*AIM*.
Provide the number of lines where the word "script" occurs, and no other text.

*RECORDS SHOWN*.

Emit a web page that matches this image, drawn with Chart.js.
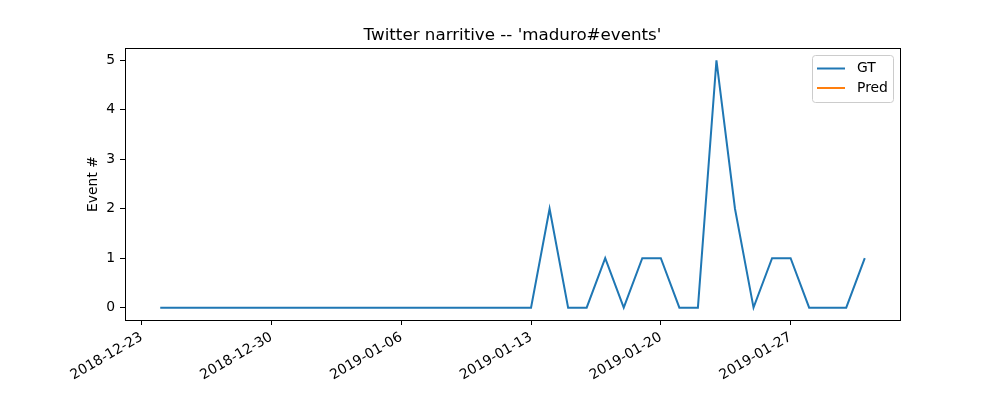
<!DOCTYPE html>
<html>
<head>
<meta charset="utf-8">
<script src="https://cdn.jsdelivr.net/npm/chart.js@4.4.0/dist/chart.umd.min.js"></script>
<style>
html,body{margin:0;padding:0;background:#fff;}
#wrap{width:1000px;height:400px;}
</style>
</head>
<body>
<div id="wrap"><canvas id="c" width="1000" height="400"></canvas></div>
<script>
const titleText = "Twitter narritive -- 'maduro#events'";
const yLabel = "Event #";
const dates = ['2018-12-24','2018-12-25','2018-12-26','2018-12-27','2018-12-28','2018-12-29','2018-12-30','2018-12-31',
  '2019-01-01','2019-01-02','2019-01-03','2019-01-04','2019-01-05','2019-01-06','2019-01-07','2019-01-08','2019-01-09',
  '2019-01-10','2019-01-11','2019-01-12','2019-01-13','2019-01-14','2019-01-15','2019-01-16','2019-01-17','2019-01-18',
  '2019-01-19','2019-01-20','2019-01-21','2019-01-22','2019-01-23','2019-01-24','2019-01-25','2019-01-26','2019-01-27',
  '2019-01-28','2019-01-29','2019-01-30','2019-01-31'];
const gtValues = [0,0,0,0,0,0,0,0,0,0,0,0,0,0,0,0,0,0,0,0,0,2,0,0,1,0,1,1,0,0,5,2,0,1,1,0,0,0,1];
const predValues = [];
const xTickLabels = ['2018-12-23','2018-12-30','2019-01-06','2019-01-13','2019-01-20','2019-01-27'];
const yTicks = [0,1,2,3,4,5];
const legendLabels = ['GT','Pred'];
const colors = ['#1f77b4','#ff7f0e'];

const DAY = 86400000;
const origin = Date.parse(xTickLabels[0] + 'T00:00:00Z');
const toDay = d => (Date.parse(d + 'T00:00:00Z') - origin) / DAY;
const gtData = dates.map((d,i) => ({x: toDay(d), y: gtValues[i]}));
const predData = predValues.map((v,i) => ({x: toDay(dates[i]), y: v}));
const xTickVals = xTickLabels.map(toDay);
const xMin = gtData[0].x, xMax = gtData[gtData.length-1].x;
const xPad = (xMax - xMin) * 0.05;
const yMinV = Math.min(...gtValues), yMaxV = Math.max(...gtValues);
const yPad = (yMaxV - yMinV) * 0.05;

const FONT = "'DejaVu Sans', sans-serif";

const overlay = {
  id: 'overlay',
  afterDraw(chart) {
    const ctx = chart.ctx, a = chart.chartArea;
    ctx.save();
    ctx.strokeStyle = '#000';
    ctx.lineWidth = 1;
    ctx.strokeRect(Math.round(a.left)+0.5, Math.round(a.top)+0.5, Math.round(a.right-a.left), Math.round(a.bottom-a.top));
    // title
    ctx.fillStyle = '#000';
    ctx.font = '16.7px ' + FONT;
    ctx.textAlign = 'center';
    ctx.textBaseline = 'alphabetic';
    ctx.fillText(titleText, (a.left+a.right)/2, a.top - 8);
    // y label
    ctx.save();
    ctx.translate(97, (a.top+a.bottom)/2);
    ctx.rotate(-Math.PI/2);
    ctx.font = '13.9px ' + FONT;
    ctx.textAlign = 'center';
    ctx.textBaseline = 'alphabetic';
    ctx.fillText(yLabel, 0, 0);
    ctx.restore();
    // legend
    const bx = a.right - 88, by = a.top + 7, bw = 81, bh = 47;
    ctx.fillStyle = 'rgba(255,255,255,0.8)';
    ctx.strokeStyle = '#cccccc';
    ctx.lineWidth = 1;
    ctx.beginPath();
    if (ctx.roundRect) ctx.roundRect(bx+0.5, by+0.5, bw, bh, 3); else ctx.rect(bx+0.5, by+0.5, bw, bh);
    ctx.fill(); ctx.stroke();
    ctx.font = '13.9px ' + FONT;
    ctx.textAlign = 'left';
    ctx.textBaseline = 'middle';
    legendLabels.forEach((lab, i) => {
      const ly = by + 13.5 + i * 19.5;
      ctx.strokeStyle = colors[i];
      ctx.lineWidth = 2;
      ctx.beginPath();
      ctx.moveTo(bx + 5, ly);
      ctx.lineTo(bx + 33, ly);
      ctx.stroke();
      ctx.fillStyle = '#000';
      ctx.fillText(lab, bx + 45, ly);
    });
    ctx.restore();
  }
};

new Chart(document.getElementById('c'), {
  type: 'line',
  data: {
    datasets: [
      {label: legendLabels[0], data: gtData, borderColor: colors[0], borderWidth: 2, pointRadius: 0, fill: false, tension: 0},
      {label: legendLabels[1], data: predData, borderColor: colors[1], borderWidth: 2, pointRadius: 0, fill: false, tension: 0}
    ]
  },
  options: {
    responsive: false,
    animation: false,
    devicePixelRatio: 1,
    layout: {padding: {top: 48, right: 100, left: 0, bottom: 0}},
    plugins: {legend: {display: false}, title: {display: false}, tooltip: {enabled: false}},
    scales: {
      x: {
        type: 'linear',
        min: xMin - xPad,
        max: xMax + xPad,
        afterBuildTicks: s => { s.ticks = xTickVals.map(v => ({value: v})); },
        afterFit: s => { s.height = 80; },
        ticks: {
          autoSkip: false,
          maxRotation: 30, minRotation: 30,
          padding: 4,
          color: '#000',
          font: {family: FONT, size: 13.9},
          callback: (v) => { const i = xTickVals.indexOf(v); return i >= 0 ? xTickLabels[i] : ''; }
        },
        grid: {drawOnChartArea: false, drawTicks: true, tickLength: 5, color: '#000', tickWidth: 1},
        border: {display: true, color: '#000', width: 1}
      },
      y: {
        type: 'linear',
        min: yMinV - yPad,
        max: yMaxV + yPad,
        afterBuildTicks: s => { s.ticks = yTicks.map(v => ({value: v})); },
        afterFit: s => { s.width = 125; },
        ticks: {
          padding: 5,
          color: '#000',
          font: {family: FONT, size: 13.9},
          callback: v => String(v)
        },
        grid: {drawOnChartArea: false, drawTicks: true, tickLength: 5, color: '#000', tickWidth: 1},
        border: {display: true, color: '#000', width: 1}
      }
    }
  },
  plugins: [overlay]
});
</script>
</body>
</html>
==
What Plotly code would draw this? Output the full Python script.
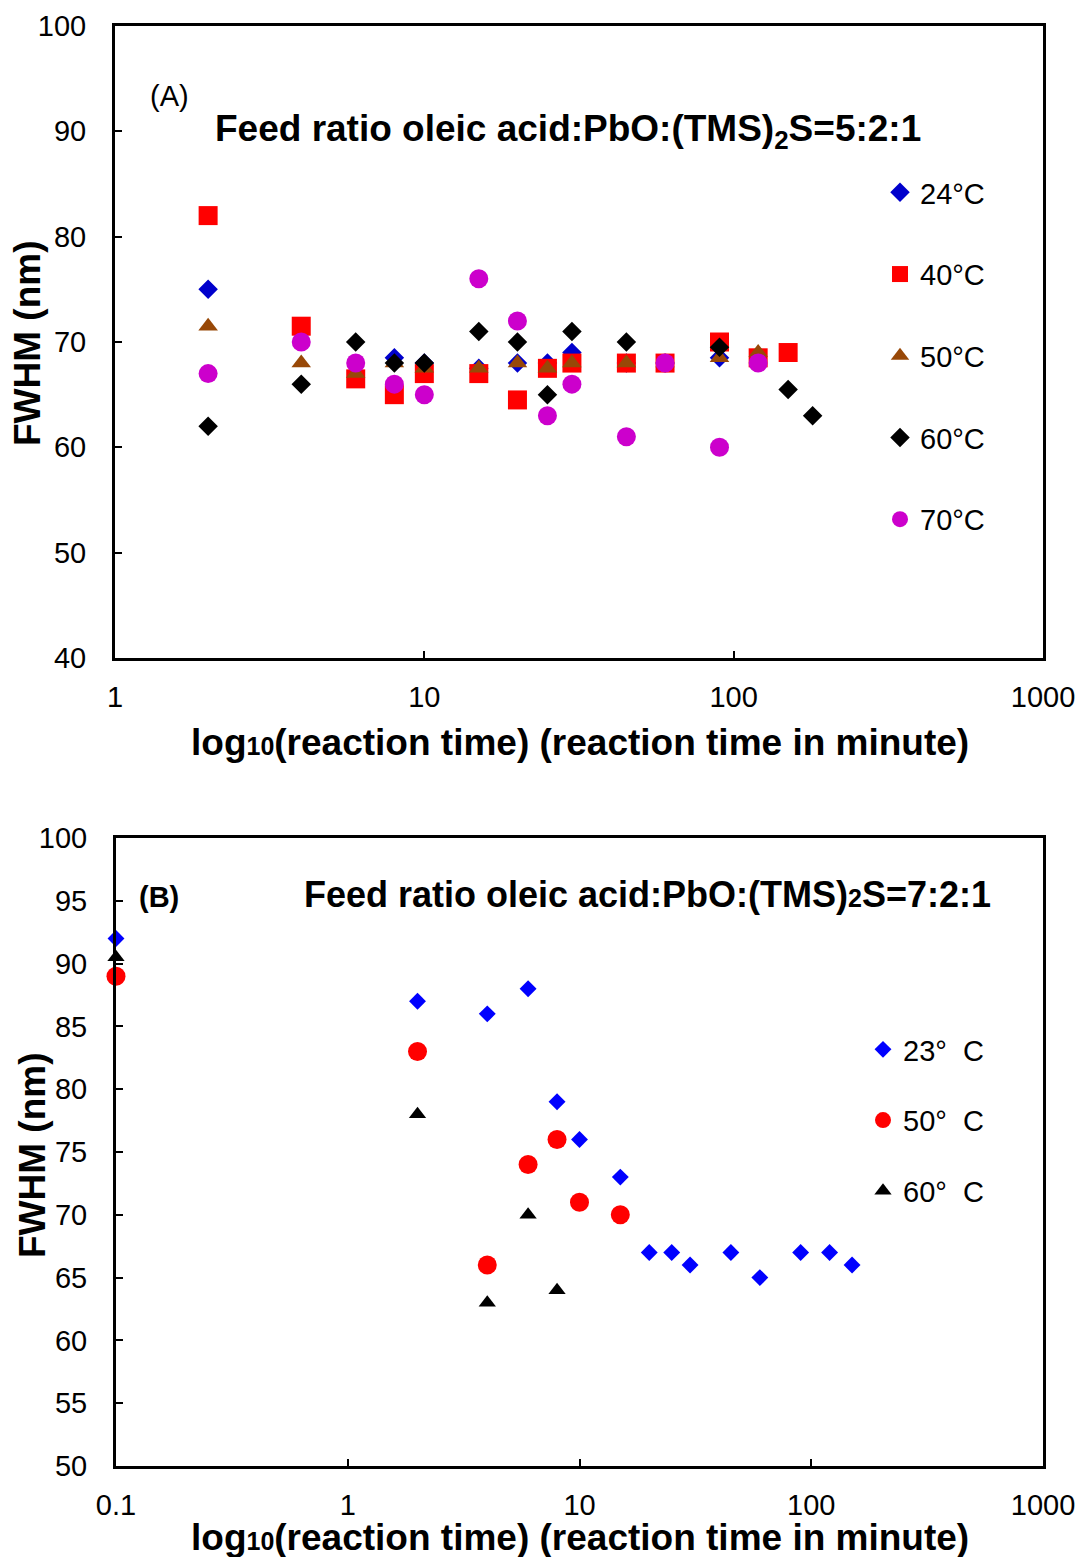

*COMPLETE ANSWER*.
4